'''
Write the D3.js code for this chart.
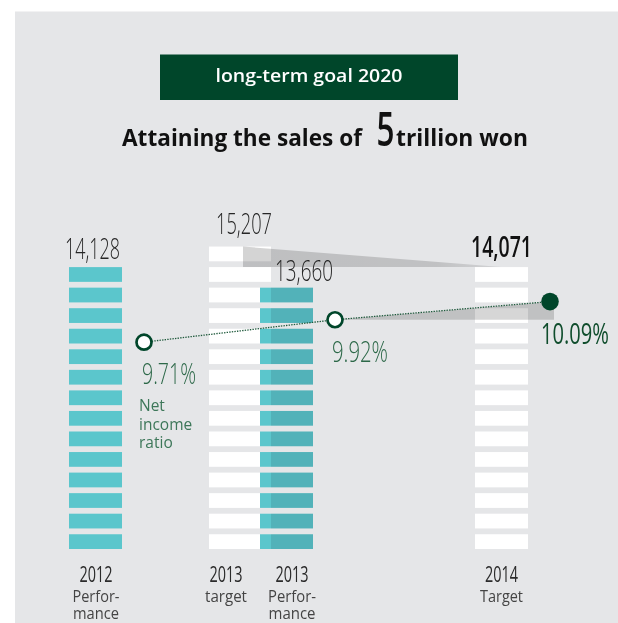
<!DOCTYPE html>
<html>
<head>
<meta charset="utf-8">
<script src="https://cdn.jsdelivr.net/npm/d3@7/dist/d3.min.js"></script>
<style>
  html, body { margin: 0; padding: 0; background: #ffffff; }
  svg { display: block; }
</style>
</head>
<body>
<script>
// Sales (100 million won) per column and the net income ratio line
const years = ["2012", "2013", "2013", "2014"];
const subLabels = [["Perfor-", "mance"], ["target"], ["Perfor-", "mance"], ["Target"]];
const sales = [14128, 15207, 13660, 14071];
const salesLabels = ["14,128", "15,207", "13,660", "14,071"];
const kinds = ["performance", "target", "performance", "target"];
const ratioColumns = [0, 2, 3];
const netIncomeRatio = [9.71, 9.92, 10.09];
const ratioLabels = ["9.71%", "9.92%", "10.09%"];
const unit = 1000;

const W = 618, H = 623;
const C = {
  panel: "#e5e6e8",
  green: "#00462a",
  teal: "#5bc6cc",
  white: "#ffffff",
  ink: "#262626",
  ratioInk: "#2c6848",
  noteInk: "#3d7759"
};
const FONT = "'Open Sans', 'Noto Sans', sans-serif";

const svg = d3.select("body").append("svg").attr("width", W).attr("height", H);

// text helper: fixed-width runs keep the narrow look of the lettering
function label(g, o) {
  const t = g.append("text")
    .attr("x", o.anchor === "middle" ? o.x - o.width / 2 : o.x)
    .attr("y", o.y)
    .attr("font-family", o.family || FONT)
    .attr("font-size", o.size)
    .attr("font-weight", o.weight || 400)
    .attr("fill", o.fill || C.ink)
    .text(o.text);
  if (o.width) t.attr("textLength", o.width).attr("lengthAdjust", "spacingAndGlyphs");
  return t;
}

// background panel
svg.append("rect").attr("x", 15).attr("y", 11.5).attr("width", W - 15).attr("height", H - 11.5)
  .attr("fill", C.panel);

// header
svg.append("rect").attr("x", 160).attr("y", 54.5).attr("width", 298).attr("height", 45.5).attr("fill", C.green);
label(svg, { x: 309, y: 82, text: "long-term goal 2020", size: 18, weight: 600, fill: "#ffffff", anchor: "middle", width: 187 });
label(svg, { x: 122, y: 145.7, text: "Attaining the sales of", size: 23.5, weight: 700, fill: "#111", width: 240 });
label(svg, { x: 376.5, y: 145.7, text: "5", size: 47, weight: 600, fill: "#111", width: 18 });
label(svg, { x: 396, y: 145.7, text: "trillion won", size: 23.5, weight: 700, fill: "#111", width: 132 });

// scales
const y = d3.scaleLinear().domain([0, 16 * unit]).range([549, 549 - 16 * 20.55]);
const gap = 5.8;
const barLeft = d3.scaleOrdinal().domain(d3.range(years.length)).range([69, 209, 260, 475]);
const barWidth = [53, 62, 53, 53];
const rY = d3.scaleLinear().domain([9.5, 10.5]).range([364.6, 257.8]);

const cols = years.map((yr, i) => {
  const n = Math.floor(sales[i] / unit);
  return {
    i, yr, kind: kinds[i], value: sales[i], n,
    x0: barLeft(i), w: barWidth[i],
    cx: barLeft(i) + barWidth[i] / 2,
    top: y(n * unit) + gap
  };
});

function drawColumn(c) {
  const g = svg.append("g");
  const segs = g.selectAll("rect").data(d3.range(c.n)).join("rect")
    .attr("x", c.x0)
    .attr("width", c.w)
    .attr("y", k => y((k + 1) * unit) + gap)
    .attr("height", k => y(k * unit) - y((k + 1) * unit) - gap)
    .attr("fill", c.kind === "target" ? C.white : C.teal);
  if (c.kind === "performance" && c.i > 0) segs.style("mix-blend-mode", "multiply");
}

// column order: 2012, 2013 target, 2014 target, then shades, then 2013 performance
drawColumn(cols[0]);
drawColumn(cols[1]);
drawColumn(cols[3]);

// ratio points
const pts = ratioColumns.map((ci, j) => ({
  x: cols[ci].x0 + cols[ci].w + 22,
  y: rY(netIncomeRatio[j]),
  v: netIncomeRatio[j],
  label: ratioLabels[j]
}));

// shade from 2013 target to 2014 target, fading toward its tip
const defs = svg.append("defs");
const grad = defs.append("linearGradient").attr("id", "shadeFade")
  .attr("x1", "0%").attr("x2", "100%").attr("y1", "0%").attr("y2", "0%");
grad.append("stop").attr("offset", "0%").attr("stop-color", "#000").attr("stop-opacity", 0.17);
grad.append("stop").attr("offset", "75%").attr("stop-color", "#000").attr("stop-opacity", 0.16);
grad.append("stop").attr("offset", "100%").attr("stop-color", "#000").attr("stop-opacity", 0.08);

svg.append("path").attr("fill", "url(#shadeFade)").attr("d", d3.line()([
  [cols[1].cx + 3, cols[1].top],
  [cols[3].cx, cols[3].top],
  [cols[1].cx + 3, cols[3].top]
]));
// shade under the last ratio segment
svg.append("path").attr("fill", "#000").attr("fill-opacity", 0.16).attr("d", d3.line()([
  [pts[1].x, pts[1].y],
  [pts[2].x + 4, pts[2].y],
  [pts[2].x + 4, pts[1].y]
]));

drawColumn(cols[2]);

// sales labels
const valueDx = [-3, 4, 17.5, 0];
const valueDy = [-8, -13, -6.5, -10];
const valueW = [55, 56, 58, 61];
cols.forEach((c, i) => {
  label(svg, {
    x: c.cx + valueDx[i], y: c.top + valueDy[i], text: salesLabels[i],
    size: 29, weight: i === 3 ? 600 : 300, fill: i === 3 ? "#111" : C.ink,
    anchor: "middle", width: valueW[i]
  });
});

// category labels
const catDx = [0.5, -14, 5.5, 0];
const subW = [[47, 46], [42], [48, 47], [43]];
cols.forEach((c, i) => {
  const cx = c.cx + catDx[i];
  label(svg, { x: cx, y: 582.3, text: c.yr, size: 22, weight: 400, fill: "#2b2b2b", anchor: "middle", width: 33 });
  subLabels[i].forEach((s, k) => {
    label(svg, { x: cx, y: 602 + k * 16.5, text: s, size: 16, weight: 400, fill: "#444", anchor: "middle", width: subW[i][k] });
  });
});

// net income ratio line
svg.append("path")
  .attr("d", d3.line().x(d => d.x).y(d => d.y)(pts))
  .attr("fill", "none")
  .attr("stroke", "#1f5a3c")
  .attr("stroke-width", 1.3)
  .attr("stroke-dasharray", "1.4 1.2");

svg.selectAll("circle.pt").data(pts).join("circle")
  .attr("class", "pt")
  .attr("cx", d => d.x).attr("cy", d => d.y)
  .attr("r", (d, j) => j === pts.length - 1 ? 8.8 : 7.5)
  .attr("fill", (d, j) => j === pts.length - 1 ? C.green : "#fff")
  .attr("stroke", C.green)
  .attr("stroke-width", (d, j) => j === pts.length - 1 ? 0 : 2.7);

const pDx = [-2, -3, -9];
const pW = [54, 56, 68];
pts.forEach((p, j) => {
  const last = j === pts.length - 1;
  label(svg, {
    x: p.x + pDx[j], y: p.y + 42, text: p.label, size: 29,
    weight: last ? 500 : 300, fill: last ? "#0f4d2c" : C.ratioInk, width: pW[j]
  });
});

// legend note under the first ratio label
const note = ["Net", "income", "ratio"];
note.forEach((s, k) => {
  label(svg, { x: pts[0].x - 5, y: pts[0].y + 69 + k * 18.5, text: s, size: 15.5, weight: 400, fill: C.noteInk });
});
</script>
</body>
</html>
'''
▸ Exercise description:
Please write out all the data again word for word, but not the pictures.

▸ Exercise response:
Write the D3.js code for this chart.
<!DOCTYPE html>
<html>
<head>
<meta charset="utf-8">
<script src="https://cdn.jsdelivr.net/npm/d3@7/dist/d3.min.js"></script>
<style>
  html, body { margin: 0; padding: 0; background: #ffffff; }
  svg { display: block; }
</style>
</head>
<body>
<script>
// Sales (100 million won) per column and the net income ratio line
const years = ["2012", "2013", "2013", "2014"];
const subLabels = [["Perfor-", "mance"], ["target"], ["Perfor-", "mance"], ["Target"]];
const sales = [14128, 15207, 13660, 14071];
const salesLabels = ["14,128", "15,207", "13,660", "14,071"];
const kinds = ["performance", "target", "performance", "target"];
const ratioColumns = [0, 2, 3];
const netIncomeRatio = [9.71, 9.92, 10.09];
const ratioLabels = ["9.71%", "9.92%", "10.09%"];
const unit = 1000;

const W = 618, H = 623;
const C = {
  panel: "#e5e6e8",
  green: "#00462a",
  teal: "#5bc6cc",
  white: "#ffffff",
  ink: "#262626",
  ratioInk: "#2c6848",
  noteInk: "#3d7759"
};
const FONT = "'Open Sans', 'Noto Sans', sans-serif";

const svg = d3.select("body").append("svg").attr("width", W).attr("height", H);

// text helper: fixed-width runs keep the narrow look of the lettering
function label(g, o) {
  const t = g.append("text")
    .attr("x", o.anchor === "middle" ? o.x - o.width / 2 : o.x)
    .attr("y", o.y)
    .attr("font-family", o.family || FONT)
    .attr("font-size", o.size)
    .attr("font-weight", o.weight || 400)
    .attr("fill", o.fill || C.ink)
    .text(o.text);
  if (o.width) t.attr("textLength", o.width).attr("lengthAdjust", "spacingAndGlyphs");
  return t;
}

// background panel
svg.append("rect").attr("x", 15).attr("y", 11.5).attr("width", W - 15).attr("height", H - 11.5)
  .attr("fill", C.panel);

// header
svg.append("rect").attr("x", 160).attr("y", 54.5).attr("width", 298).attr("height", 45.5).attr("fill", C.green);
label(svg, { x: 309, y: 82, text: "long-term goal 2020", size: 18, weight: 600, fill: "#ffffff", anchor: "middle", width: 187 });
label(svg, { x: 122, y: 145.7, text: "Attaining the sales of", size: 23.5, weight: 700, fill: "#111", width: 240 });
label(svg, { x: 376.5, y: 145.7, text: "5", size: 47, weight: 600, fill: "#111", width: 18 });
label(svg, { x: 396, y: 145.7, text: "trillion won", size: 23.5, weight: 700, fill: "#111", width: 132 });

// scales
const y = d3.scaleLinear().domain([0, 16 * unit]).range([549, 549 - 16 * 20.55]);
const gap = 5.8;
const barLeft = d3.scaleOrdinal().domain(d3.range(years.length)).range([69, 209, 260, 475]);
const barWidth = [53, 62, 53, 53];
const rY = d3.scaleLinear().domain([9.5, 10.5]).range([364.6, 257.8]);

const cols = years.map((yr, i) => {
  const n = Math.floor(sales[i] / unit);
  return {
    i, yr, kind: kinds[i], value: sales[i], n,
    x0: barLeft(i), w: barWidth[i],
    cx: barLeft(i) + barWidth[i] / 2,
    top: y(n * unit) + gap
  };
});

function drawColumn(c) {
  const g = svg.append("g");
  const segs = g.selectAll("rect").data(d3.range(c.n)).join("rect")
    .attr("x", c.x0)
    .attr("width", c.w)
    .attr("y", k => y((k + 1) * unit) + gap)
    .attr("height", k => y(k * unit) - y((k + 1) * unit) - gap)
    .attr("fill", c.kind === "target" ? C.white : C.teal);
  if (c.kind === "performance" && c.i > 0) segs.style("mix-blend-mode", "multiply");
}

// column order: 2012, 2013 target, 2014 target, then shades, then 2013 performance
drawColumn(cols[0]);
drawColumn(cols[1]);
drawColumn(cols[3]);

// ratio points
const pts = ratioColumns.map((ci, j) => ({
  x: cols[ci].x0 + cols[ci].w + 22,
  y: rY(netIncomeRatio[j]),
  v: netIncomeRatio[j],
  label: ratioLabels[j]
}));

// shade from 2013 target to 2014 target, fading toward its tip
const defs = svg.append("defs");
const grad = defs.append("linearGradient").attr("id", "shadeFade")
  .attr("x1", "0%").attr("x2", "100%").attr("y1", "0%").attr("y2", "0%");
grad.append("stop").attr("offset", "0%").attr("stop-color", "#000").attr("stop-opacity", 0.17);
grad.append("stop").attr("offset", "75%").attr("stop-color", "#000").attr("stop-opacity", 0.16);
grad.append("stop").attr("offset", "100%").attr("stop-color", "#000").attr("stop-opacity", 0.08);

svg.append("path").attr("fill", "url(#shadeFade)").attr("d", d3.line()([
  [cols[1].cx + 3, cols[1].top],
  [cols[3].cx, cols[3].top],
  [cols[1].cx + 3, cols[3].top]
]));
// shade under the last ratio segment
svg.append("path").attr("fill", "#000").attr("fill-opacity", 0.16).attr("d", d3.line()([
  [pts[1].x, pts[1].y],
  [pts[2].x + 4, pts[2].y],
  [pts[2].x + 4, pts[1].y]
]));

drawColumn(cols[2]);

// sales labels
const valueDx = [-3, 4, 17.5, 0];
const valueDy = [-8, -13, -6.5, -10];
const valueW = [55, 56, 58, 61];
cols.forEach((c, i) => {
  label(svg, {
    x: c.cx + valueDx[i], y: c.top + valueDy[i], text: salesLabels[i],
    size: 29, weight: i === 3 ? 600 : 300, fill: i === 3 ? "#111" : C.ink,
    anchor: "middle", width: valueW[i]
  });
});

// category labels
const catDx = [0.5, -14, 5.5, 0];
const subW = [[47, 46], [42], [48, 47], [43]];
cols.forEach((c, i) => {
  const cx = c.cx + catDx[i];
  label(svg, { x: cx, y: 582.3, text: c.yr, size: 22, weight: 400, fill: "#2b2b2b", anchor: "middle", width: 33 });
  subLabels[i].forEach((s, k) => {
    label(svg, { x: cx, y: 602 + k * 16.5, text: s, size: 16, weight: 400, fill: "#444", anchor: "middle", width: subW[i][k] });
  });
});

// net income ratio line
svg.append("path")
  .attr("d", d3.line().x(d => d.x).y(d => d.y)(pts))
  .attr("fill", "none")
  .attr("stroke", "#1f5a3c")
  .attr("stroke-width", 1.3)
  .attr("stroke-dasharray", "1.4 1.2");

svg.selectAll("circle.pt").data(pts).join("circle")
  .attr("class", "pt")
  .attr("cx", d => d.x).attr("cy", d => d.y)
  .attr("r", (d, j) => j === pts.length - 1 ? 8.8 : 7.5)
  .attr("fill", (d, j) => j === pts.length - 1 ? C.green : "#fff")
  .attr("stroke", C.green)
  .attr("stroke-width", (d, j) => j === pts.length - 1 ? 0 : 2.7);

const pDx = [-2, -3, -9];
const pW = [54, 56, 68];
pts.forEach((p, j) => {
  const last = j === pts.length - 1;
  label(svg, {
    x: p.x + pDx[j], y: p.y + 42, text: p.label, size: 29,
    weight: last ? 500 : 300, fill: last ? "#0f4d2c" : C.ratioInk, width: pW[j]
  });
});

// legend note under the first ratio label
const note = ["Net", "income", "ratio"];
note.forEach((s, k) => {
  label(svg, { x: pts[0].x - 5, y: pts[0].y + 69 + k * 18.5, text: s, size: 15.5, weight: 400, fill: C.noteInk });
});
</script>
</body>
</html>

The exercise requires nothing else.